- _Data extract_:
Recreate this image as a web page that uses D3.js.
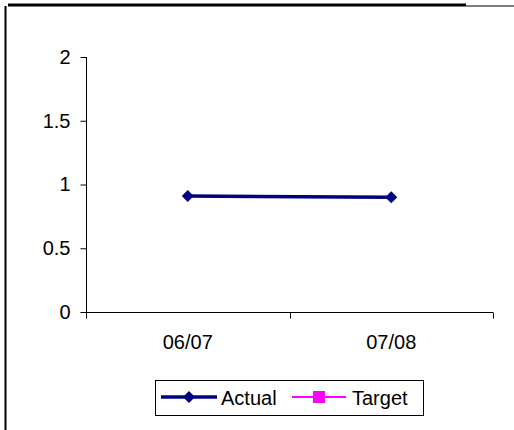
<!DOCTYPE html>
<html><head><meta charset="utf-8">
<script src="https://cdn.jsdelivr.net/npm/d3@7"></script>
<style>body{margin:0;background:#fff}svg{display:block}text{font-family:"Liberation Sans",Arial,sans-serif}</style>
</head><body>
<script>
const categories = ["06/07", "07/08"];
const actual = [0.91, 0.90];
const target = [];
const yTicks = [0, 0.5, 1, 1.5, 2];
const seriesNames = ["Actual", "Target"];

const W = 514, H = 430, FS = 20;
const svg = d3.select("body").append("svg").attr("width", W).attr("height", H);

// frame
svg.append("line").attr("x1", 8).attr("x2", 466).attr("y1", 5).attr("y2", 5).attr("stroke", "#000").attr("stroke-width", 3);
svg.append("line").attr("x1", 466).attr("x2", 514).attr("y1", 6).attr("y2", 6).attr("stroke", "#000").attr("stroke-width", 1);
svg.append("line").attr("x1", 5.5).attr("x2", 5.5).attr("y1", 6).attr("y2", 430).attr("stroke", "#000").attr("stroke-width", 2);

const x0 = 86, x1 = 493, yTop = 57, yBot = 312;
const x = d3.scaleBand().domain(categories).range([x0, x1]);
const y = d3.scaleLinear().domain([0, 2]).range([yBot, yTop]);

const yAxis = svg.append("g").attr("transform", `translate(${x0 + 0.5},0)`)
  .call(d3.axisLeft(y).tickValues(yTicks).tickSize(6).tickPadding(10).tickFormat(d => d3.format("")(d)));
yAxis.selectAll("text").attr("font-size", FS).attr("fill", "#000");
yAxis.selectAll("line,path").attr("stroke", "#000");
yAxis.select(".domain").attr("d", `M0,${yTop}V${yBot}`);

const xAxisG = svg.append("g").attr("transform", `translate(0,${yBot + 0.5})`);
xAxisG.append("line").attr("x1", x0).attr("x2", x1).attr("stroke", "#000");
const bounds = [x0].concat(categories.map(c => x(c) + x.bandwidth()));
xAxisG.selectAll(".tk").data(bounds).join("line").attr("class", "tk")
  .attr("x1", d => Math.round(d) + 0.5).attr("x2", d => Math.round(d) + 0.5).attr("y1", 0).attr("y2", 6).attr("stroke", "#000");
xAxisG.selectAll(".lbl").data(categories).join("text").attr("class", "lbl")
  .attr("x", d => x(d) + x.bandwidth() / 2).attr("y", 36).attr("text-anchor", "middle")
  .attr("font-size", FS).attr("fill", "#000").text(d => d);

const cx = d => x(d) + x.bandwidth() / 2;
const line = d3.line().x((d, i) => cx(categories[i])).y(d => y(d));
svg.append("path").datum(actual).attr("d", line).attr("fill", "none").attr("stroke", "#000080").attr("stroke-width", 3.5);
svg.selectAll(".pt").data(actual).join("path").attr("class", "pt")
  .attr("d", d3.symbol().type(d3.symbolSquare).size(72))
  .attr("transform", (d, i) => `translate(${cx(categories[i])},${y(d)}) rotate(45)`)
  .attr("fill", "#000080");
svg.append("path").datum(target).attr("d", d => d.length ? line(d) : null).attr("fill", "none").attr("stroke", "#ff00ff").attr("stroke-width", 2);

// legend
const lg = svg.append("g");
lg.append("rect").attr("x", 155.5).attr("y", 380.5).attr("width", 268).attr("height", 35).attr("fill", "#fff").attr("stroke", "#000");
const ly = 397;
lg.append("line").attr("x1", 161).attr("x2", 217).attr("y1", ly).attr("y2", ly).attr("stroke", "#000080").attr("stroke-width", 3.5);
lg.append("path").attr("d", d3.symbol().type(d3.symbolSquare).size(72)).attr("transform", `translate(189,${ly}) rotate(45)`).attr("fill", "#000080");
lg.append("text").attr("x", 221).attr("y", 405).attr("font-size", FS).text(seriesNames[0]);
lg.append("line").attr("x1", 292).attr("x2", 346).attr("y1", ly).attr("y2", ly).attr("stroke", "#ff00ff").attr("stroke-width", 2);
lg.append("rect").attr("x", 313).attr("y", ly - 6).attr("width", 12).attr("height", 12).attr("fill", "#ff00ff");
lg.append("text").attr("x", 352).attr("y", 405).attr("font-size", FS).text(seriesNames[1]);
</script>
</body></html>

- _Task_:
Copy all the data exactly as written, but skip any picture.

- _Worked answer_:
Recreate this image as a web page that uses D3.js.
<!DOCTYPE html>
<html><head><meta charset="utf-8">
<script src="https://cdn.jsdelivr.net/npm/d3@7"></script>
<style>body{margin:0;background:#fff}svg{display:block}text{font-family:"Liberation Sans",Arial,sans-serif}</style>
</head><body>
<script>
const categories = ["06/07", "07/08"];
const actual = [0.91, 0.90];
const target = [];
const yTicks = [0, 0.5, 1, 1.5, 2];
const seriesNames = ["Actual", "Target"];

const W = 514, H = 430, FS = 20;
const svg = d3.select("body").append("svg").attr("width", W).attr("height", H);

// frame
svg.append("line").attr("x1", 8).attr("x2", 466).attr("y1", 5).attr("y2", 5).attr("stroke", "#000").attr("stroke-width", 3);
svg.append("line").attr("x1", 466).attr("x2", 514).attr("y1", 6).attr("y2", 6).attr("stroke", "#000").attr("stroke-width", 1);
svg.append("line").attr("x1", 5.5).attr("x2", 5.5).attr("y1", 6).attr("y2", 430).attr("stroke", "#000").attr("stroke-width", 2);

const x0 = 86, x1 = 493, yTop = 57, yBot = 312;
const x = d3.scaleBand().domain(categories).range([x0, x1]);
const y = d3.scaleLinear().domain([0, 2]).range([yBot, yTop]);

const yAxis = svg.append("g").attr("transform", `translate(${x0 + 0.5},0)`)
  .call(d3.axisLeft(y).tickValues(yTicks).tickSize(6).tickPadding(10).tickFormat(d => d3.format("")(d)));
yAxis.selectAll("text").attr("font-size", FS).attr("fill", "#000");
yAxis.selectAll("line,path").attr("stroke", "#000");
yAxis.select(".domain").attr("d", `M0,${yTop}V${yBot}`);

const xAxisG = svg.append("g").attr("transform", `translate(0,${yBot + 0.5})`);
xAxisG.append("line").attr("x1", x0).attr("x2", x1).attr("stroke", "#000");
const bounds = [x0].concat(categories.map(c => x(c) + x.bandwidth()));
xAxisG.selectAll(".tk").data(bounds).join("line").attr("class", "tk")
  .attr("x1", d => Math.round(d) + 0.5).attr("x2", d => Math.round(d) + 0.5).attr("y1", 0).attr("y2", 6).attr("stroke", "#000");
xAxisG.selectAll(".lbl").data(categories).join("text").attr("class", "lbl")
  .attr("x", d => x(d) + x.bandwidth() / 2).attr("y", 36).attr("text-anchor", "middle")
  .attr("font-size", FS).attr("fill", "#000").text(d => d);

const cx = d => x(d) + x.bandwidth() / 2;
const line = d3.line().x((d, i) => cx(categories[i])).y(d => y(d));
svg.append("path").datum(actual).attr("d", line).attr("fill", "none").attr("stroke", "#000080").attr("stroke-width", 3.5);
svg.selectAll(".pt").data(actual).join("path").attr("class", "pt")
  .attr("d", d3.symbol().type(d3.symbolSquare).size(72))
  .attr("transform", (d, i) => `translate(${cx(categories[i])},${y(d)}) rotate(45)`)
  .attr("fill", "#000080");
svg.append("path").datum(target).attr("d", d => d.length ? line(d) : null).attr("fill", "none").attr("stroke", "#ff00ff").attr("stroke-width", 2);

// legend
const lg = svg.append("g");
lg.append("rect").attr("x", 155.5).attr("y", 380.5).attr("width", 268).attr("height", 35).attr("fill", "#fff").attr("stroke", "#000");
const ly = 397;
lg.append("line").attr("x1", 161).attr("x2", 217).attr("y1", ly).attr("y2", ly).attr("stroke", "#000080").attr("stroke-width", 3.5);
lg.append("path").attr("d", d3.symbol().type(d3.symbolSquare).size(72)).attr("transform", `translate(189,${ly}) rotate(45)`).attr("fill", "#000080");
lg.append("text").attr("x", 221).attr("y", 405).attr("font-size", FS).text(seriesNames[0]);
lg.append("line").attr("x1", 292).attr("x2", 346).attr("y1", ly).attr("y2", ly).attr("stroke", "#ff00ff").attr("stroke-width", 2);
lg.append("rect").attr("x", 313).attr("y", ly - 6).attr("width", 12).attr("height", 12).attr("fill", "#ff00ff");
lg.append("text").attr("x", 352).attr("y", 405).attr("font-size", FS).text(seriesNames[1]);
</script>
</body></html>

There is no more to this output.